Brazil–Venezuela border

Triple Point between Brazil, Venezuela and Guyana, Mount Roraima

The Brazil–Venezuela border is the limit that separates the territories of Brazil and Venezuela. It was delimited by the Treaty of Limits and River Navigation of May 5, 1859 and ratified by the Protocol of 1929.[1] The geographical boundary begins at the triple point between Brazil-Colombia-Venezuela at Cucuy Rock and continues up the Maturacá channel to the Huá waterfall; it then follows a straight line to the top of a mountain called Cerro Cupi.
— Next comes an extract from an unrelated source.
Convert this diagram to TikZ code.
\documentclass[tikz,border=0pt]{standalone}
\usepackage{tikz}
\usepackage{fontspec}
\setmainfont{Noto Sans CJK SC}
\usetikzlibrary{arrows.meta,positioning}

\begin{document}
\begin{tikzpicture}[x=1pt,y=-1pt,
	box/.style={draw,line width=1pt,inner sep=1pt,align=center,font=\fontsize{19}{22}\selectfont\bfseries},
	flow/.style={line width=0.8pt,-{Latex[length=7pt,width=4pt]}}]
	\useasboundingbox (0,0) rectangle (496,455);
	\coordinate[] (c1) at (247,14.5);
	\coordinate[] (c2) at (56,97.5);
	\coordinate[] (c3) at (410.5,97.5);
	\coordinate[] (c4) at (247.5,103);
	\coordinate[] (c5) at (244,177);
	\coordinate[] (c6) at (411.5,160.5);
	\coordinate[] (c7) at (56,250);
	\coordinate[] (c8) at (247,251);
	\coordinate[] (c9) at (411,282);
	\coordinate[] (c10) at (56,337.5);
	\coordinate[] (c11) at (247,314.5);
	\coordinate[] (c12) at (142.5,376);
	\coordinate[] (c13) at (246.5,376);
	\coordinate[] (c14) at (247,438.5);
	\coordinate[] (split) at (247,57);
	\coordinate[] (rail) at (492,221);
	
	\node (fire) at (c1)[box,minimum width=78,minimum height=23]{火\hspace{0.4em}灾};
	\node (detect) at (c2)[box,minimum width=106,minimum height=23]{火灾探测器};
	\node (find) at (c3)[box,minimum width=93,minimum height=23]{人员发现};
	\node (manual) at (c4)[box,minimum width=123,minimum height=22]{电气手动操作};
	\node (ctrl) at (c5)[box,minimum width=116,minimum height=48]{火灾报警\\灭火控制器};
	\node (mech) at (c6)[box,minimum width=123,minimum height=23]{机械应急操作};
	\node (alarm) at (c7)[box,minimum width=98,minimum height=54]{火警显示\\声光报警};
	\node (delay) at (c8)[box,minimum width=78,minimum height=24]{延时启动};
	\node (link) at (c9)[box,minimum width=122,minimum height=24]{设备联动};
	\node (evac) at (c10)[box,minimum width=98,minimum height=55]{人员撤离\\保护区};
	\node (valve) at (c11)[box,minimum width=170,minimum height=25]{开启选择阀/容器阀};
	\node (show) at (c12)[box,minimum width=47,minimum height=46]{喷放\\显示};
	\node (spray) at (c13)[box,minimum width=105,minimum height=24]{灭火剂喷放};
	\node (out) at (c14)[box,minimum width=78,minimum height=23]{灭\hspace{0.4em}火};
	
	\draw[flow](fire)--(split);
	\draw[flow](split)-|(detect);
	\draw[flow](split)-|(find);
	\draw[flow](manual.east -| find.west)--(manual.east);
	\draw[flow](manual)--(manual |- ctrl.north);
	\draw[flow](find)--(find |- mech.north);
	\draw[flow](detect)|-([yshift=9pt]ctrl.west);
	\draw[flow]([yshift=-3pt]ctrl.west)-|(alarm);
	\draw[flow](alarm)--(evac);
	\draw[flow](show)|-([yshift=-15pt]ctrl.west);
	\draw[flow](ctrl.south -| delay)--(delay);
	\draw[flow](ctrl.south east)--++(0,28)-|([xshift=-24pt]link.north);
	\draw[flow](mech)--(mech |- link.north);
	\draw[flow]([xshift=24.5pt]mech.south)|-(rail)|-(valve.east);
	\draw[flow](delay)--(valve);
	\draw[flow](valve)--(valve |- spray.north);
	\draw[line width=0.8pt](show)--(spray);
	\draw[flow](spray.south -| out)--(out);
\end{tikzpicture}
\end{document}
It then follows the crest of the drainage divide between the Orinoco and Amazon river basins up to the Brazil-Guyana-Venezuela border tripoint on top of Mount Roraima, thus covering a total of 2,199 kilometres (of which 90 km are conventional boundaries and the other 2,109 km correspond to the watershed between the basins of the Amazon (Brazil) and Orinoco (Venezuela)) through the Imeri, Tapirapecó, Curupira and Urucuzeiro mountain ranges (Brazilian state of Amazonas), and the Parima, Auari, Urutanim and Pacaraima ranges (State of Roraima), in the Guiana Shield.[2]
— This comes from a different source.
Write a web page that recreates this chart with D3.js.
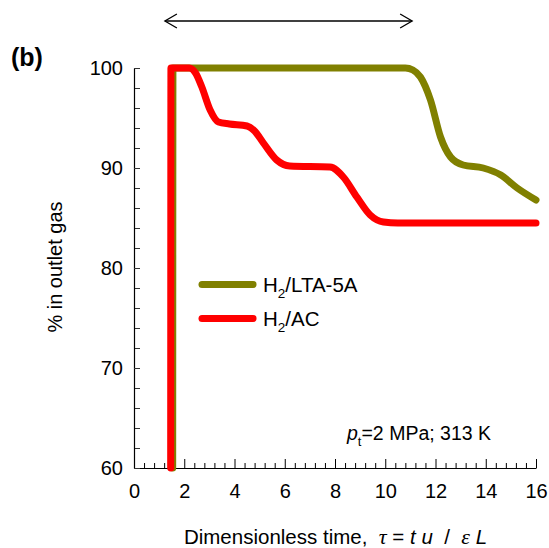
<!DOCTYPE html>
<html>
<head>
<meta charset="utf-8">
<script src="https://cdn.jsdelivr.net/npm/d3@7"></script>
<style>
  html, body { margin: 0; padding: 0; background: #fff; }
  svg { display: block; font-family: "Liberation Sans", Arial, sans-serif; }
</style>
</head>
<body>
<svg id="chart" width="549" height="548"></svg>
<script>
// Outlet-gas composition vs. dimensionless time
const seriesNames = ["H2/LTA-5A", "H2/AC"];
const seriesColors = ["#808000", "#ff0000"];

// H2 on LTA-5A: breakthrough at tau≈1.5, plateau at 100 %, roll-up after tau≈11
const tauLTA = [1.54, 1.55, 10.8, 11.1, 11.4, 11.8, 12.2, 12.6, 13.1, 13.9, 14.6, 15.25, 16.0];
const pctLTA = [60.0, 100.0, 100.0, 99.8, 99.1, 96.8, 93.1, 91.1, 90.3, 90.0, 89.3, 88.0, 86.8];

// H2 on activated carbon: three successive steps down to ≈84.6 %
const tauAC = [1.46, 1.47, 2.2, 2.45, 2.7, 3.03, 3.36, 3.8, 4.5, 4.8, 5.15, 5.68, 6.2, 7.8, 8.33, 8.87, 9.4, 9.93, 10.5, 16.0];
const pctAC = [60.0, 100.0, 100.0, 99.5, 98.1, 95.8, 94.6, 94.4, 94.2, 93.7, 92.5, 90.8, 90.2, 90.1, 89.1, 87.1, 85.3, 84.6, 84.5, 84.5];

const xMajorTicks = [0, 2, 4, 6, 8, 10, 12, 14, 16];
const yMajorTicks = [60, 70, 80, 90, 100];

const svg = d3.select("#chart");
const margin = { left: 134, right: 13, top: 68, bottom: 80 };
const W = 549, H = 548;
const FONT = "Liberation Sans, Arial, sans-serif";
const SERIF = "Liberation Serif, Times New Roman, serif";

const x = d3.scaleLinear().domain([0, 16]).range([margin.left, W - margin.right]);
const y = d3.scaleLinear().domain([60, 100]).range([H - margin.bottom, margin.top]);

// x axis: minor ticks every 0.4, major every 2, all pointing inward
const xMinor = d3.range(0, 41).map(i => +(i * 0.4).toFixed(2)).filter(v => v <= 16 && Math.abs(v / 2 - Math.round(v / 2)) > 1e-6);
svg.append("g")
  .attr("transform", `translate(0,${y(60)})`)
  .call(d3.axisBottom(x).tickValues(xMinor).tickSize(-5).tickFormat("").tickSizeOuter(0))
  .call(g => g.select(".domain").remove())
  .call(g => g.selectAll("line").attr("stroke", "#000").attr("stroke-width", 1));
svg.append("g")
  .attr("transform", `translate(0,${y(60)})`)
  .call(d3.axisBottom(x).tickValues(xMajorTicks).tickSize(-9).tickSizeOuter(0).tickPadding(16).tickFormat(d3.format("d")))
  .call(g => g.select(".domain").attr("stroke", "#000").attr("stroke-width", 1.2))
  .call(g => g.selectAll("line").attr("stroke", "#000").attr("stroke-width", 1))
  .call(g => g.selectAll("text").attr("font-size", 20).attr("fill", "#000").attr("font-family", FONT));

// y axis: ticks every 2 %, labels every 10 %
const yMinor = d3.range(60, 101, 2).filter(v => v % 10 !== 0);
svg.append("g")
  .attr("transform", `translate(${x(0)},0)`)
  .call(d3.axisLeft(y).tickValues(yMinor).tickSize(-6).tickFormat("").tickSizeOuter(0))
  .call(g => g.select(".domain").remove())
  .call(g => g.selectAll("line").attr("stroke", "#333").attr("stroke-width", 1));
svg.append("g")
  .attr("transform", `translate(${x(0)},0)`)
  .call(d3.axisLeft(y).tickValues(yMajorTicks).tickSize(-6).tickSizeOuter(0).tickPadding(11).tickFormat(d3.format("d")))
  .call(g => g.select(".domain").attr("stroke", "#000").attr("stroke-width", 1.2))
  .call(g => g.selectAll("line").attr("stroke", "#333").attr("stroke-width", 1))
  .call(g => g.selectAll("text").attr("font-size", 20).attr("fill", "#000").attr("font-family", FONT));

// curves
const line = d3.line().x(d => x(d[0])).y(d => y(d[1])).curve(d3.curveMonotoneX);
const series = [
  d3.zip(tauLTA, pctLTA),
  d3.zip(tauAC, pctAC)
];
series.forEach((pts, i) => {
  svg.append("path")
    .datum(pts)
    .attr("d", line)
    .attr("fill", "none")
    .attr("stroke", seriesColors[i])
    .attr("stroke-width", 7)
    .attr("stroke-linecap", "round")
    .attr("stroke-linejoin", "round");
});

// legend
const legend = svg.append("g").attr("transform", "translate(202,284.5)");
seriesNames.forEach((name, i) => {
  const row = legend.append("g").attr("transform", `translate(0,${i * 34})`);
  row.append("line").attr("x1", 0).attr("x2", 51).attr("y1", 0).attr("y2", 0)
    .attr("stroke", seriesColors[i]).attr("stroke-width", 7).attr("stroke-linecap", "round");
  const [head, tail] = name.split("2");
  const t = row.append("text").attr("x", 61).attr("y", 7.5).attr("font-size", 20.5).attr("fill", "#000");
  t.append("tspan").text(head);
  t.append("tspan").attr("font-size", 13.5).attr("dy", 6).text("2");
  t.append("tspan").attr("dy", -6).text(tail);
});

// operating conditions
const cond = svg.append("text").attr("x", 347).attr("y", 440).attr("font-size", 19.5).attr("fill", "#000");
cond.append("tspan").attr("font-style", "italic").text("p");
cond.append("tspan").attr("font-size", 13).attr("dy", 6).text("t");
cond.append("tspan").attr("dy", -6).text("=2 MPa; 313 K");

// axis titles
svg.append("text")
  .attr("transform", "translate(62,267) rotate(-90)")
  .attr("text-anchor", "middle").attr("font-size", 20).attr("fill", "#000")
  .text("% in outlet gas");

const xt = svg.append("text").attr("x", 335.5).attr("y", 544).attr("text-anchor", "middle").attr("font-size", 20.5).attr("fill", "#000").attr("xml:space", "preserve");
xt.append("tspan").text("Dimensionless time,  ");
xt.append("tspan").attr("font-family", SERIF).attr("font-style", "italic").attr("font-size", 22).text("τ");
xt.append("tspan").text(" = ");
xt.append("tspan").attr("font-style", "italic").text("t u");
xt.append("tspan").text("  /  ");
xt.append("tspan").attr("font-family", SERIF).attr("font-style", "italic").attr("font-size", 22).text("ε");
xt.append("tspan").attr("font-style", "italic").text(" L");

// panel label
svg.append("text").attr("x", 11).attr("y", 66).attr("font-size", 25).attr("font-weight", "bold").attr("fill", "#000").text("(b)");

// double-headed arrow marking the span above the plot
const ay = 21, ax1 = x(1.23), ax2 = x(11.07);
const arrow = svg.append("g").attr("stroke", "#000").attr("stroke-width", 1.3).attr("fill", "none");
arrow.append("line").attr("x1", ax1).attr("x2", ax2).attr("y1", ay).attr("y2", ay);
arrow.append("path").attr("d", `M${ax1 + 12},${ay - 7} L${ax1},${ay} L${ax1 + 12},${ay + 7}`);
arrow.append("path").attr("d", `M${ax2 - 12},${ay - 7} L${ax2},${ay} L${ax2 - 12},${ay + 7}`);
</script>
</body>
</html>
Because Venezuela claims the western portion of Guyana as Guayana Esequiba, from the Venezuelan point of view the border only ends at the headwaters of the Essequibo River in the Mapuera range, thus covering a total length of 2,850 km. However, the Venezuelan claims to the area are not officially recognized by Brazil, and Guyana exerts effective control over the disputed region.
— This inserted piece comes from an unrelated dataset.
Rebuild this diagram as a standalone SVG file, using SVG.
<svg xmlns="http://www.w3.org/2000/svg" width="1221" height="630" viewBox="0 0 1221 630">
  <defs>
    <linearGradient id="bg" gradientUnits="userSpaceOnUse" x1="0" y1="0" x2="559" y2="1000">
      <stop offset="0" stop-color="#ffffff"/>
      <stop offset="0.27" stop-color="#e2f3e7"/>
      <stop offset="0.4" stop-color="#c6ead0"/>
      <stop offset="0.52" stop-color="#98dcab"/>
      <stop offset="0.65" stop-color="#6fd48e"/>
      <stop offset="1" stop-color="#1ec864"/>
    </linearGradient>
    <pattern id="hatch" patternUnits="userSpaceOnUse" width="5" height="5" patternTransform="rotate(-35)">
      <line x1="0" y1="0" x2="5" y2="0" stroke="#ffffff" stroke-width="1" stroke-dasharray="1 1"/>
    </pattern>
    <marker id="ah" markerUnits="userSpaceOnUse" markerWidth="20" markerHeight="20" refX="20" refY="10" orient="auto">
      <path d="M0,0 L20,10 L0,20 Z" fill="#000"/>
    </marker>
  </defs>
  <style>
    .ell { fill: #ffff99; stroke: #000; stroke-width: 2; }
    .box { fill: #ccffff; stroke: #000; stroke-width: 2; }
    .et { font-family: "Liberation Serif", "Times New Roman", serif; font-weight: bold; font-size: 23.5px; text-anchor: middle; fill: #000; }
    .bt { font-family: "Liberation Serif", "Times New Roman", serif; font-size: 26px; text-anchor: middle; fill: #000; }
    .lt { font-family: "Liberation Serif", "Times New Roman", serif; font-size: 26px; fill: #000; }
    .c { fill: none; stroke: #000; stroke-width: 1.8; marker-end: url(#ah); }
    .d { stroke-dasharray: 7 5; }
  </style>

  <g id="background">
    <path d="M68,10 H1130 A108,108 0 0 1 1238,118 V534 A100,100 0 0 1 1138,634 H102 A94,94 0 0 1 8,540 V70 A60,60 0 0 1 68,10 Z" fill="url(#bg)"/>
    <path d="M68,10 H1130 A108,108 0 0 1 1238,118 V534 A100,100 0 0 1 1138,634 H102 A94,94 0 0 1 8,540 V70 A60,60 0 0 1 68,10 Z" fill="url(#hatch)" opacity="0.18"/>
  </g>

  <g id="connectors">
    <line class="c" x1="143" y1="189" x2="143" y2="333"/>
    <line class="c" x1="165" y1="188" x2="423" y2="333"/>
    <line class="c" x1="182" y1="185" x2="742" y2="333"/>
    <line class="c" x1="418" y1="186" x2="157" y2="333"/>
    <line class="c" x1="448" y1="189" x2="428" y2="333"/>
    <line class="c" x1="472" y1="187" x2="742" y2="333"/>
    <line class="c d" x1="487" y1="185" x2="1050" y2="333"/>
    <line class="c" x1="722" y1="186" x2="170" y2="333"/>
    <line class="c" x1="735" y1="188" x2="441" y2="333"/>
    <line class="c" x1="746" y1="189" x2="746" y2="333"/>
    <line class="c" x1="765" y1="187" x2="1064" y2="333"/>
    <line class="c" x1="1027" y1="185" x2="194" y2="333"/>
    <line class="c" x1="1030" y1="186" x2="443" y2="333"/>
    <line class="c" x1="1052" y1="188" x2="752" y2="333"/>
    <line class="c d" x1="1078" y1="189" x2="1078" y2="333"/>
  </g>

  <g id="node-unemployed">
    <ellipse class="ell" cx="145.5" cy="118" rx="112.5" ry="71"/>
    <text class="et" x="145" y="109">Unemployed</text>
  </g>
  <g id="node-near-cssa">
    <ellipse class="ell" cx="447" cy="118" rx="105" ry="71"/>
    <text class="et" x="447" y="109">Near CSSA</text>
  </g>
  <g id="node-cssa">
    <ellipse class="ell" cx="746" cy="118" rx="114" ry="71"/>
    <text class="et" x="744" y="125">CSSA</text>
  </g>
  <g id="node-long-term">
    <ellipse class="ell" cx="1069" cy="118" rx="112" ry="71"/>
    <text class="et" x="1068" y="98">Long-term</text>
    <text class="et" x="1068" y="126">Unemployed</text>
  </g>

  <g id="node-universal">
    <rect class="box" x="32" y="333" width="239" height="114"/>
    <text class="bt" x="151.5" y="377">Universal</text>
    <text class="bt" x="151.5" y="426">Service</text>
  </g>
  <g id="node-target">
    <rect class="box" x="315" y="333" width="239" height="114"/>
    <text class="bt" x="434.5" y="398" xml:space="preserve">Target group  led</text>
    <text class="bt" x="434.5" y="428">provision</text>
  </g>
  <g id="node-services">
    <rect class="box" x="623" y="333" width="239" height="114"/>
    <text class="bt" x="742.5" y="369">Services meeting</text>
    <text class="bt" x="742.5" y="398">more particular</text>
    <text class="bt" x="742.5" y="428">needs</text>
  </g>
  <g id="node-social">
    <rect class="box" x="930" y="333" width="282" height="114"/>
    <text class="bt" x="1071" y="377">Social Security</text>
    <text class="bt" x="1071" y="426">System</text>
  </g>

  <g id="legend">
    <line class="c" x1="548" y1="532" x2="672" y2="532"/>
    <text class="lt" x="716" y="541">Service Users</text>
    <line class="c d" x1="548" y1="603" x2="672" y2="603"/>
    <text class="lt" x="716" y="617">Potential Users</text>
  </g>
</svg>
The internationally recognized border is mostly located in remote and inaccessible wilderness areas, and it has only one road crossing, between the towns of Pacaraima (Brazil) and Santa Elena de Uairén (Venezuela), where the Brazilian BR-174 federal highway from Boa Vista and Manaus joins the Venezuelan Troncal 10 from Ciudad Guayana and Caracas.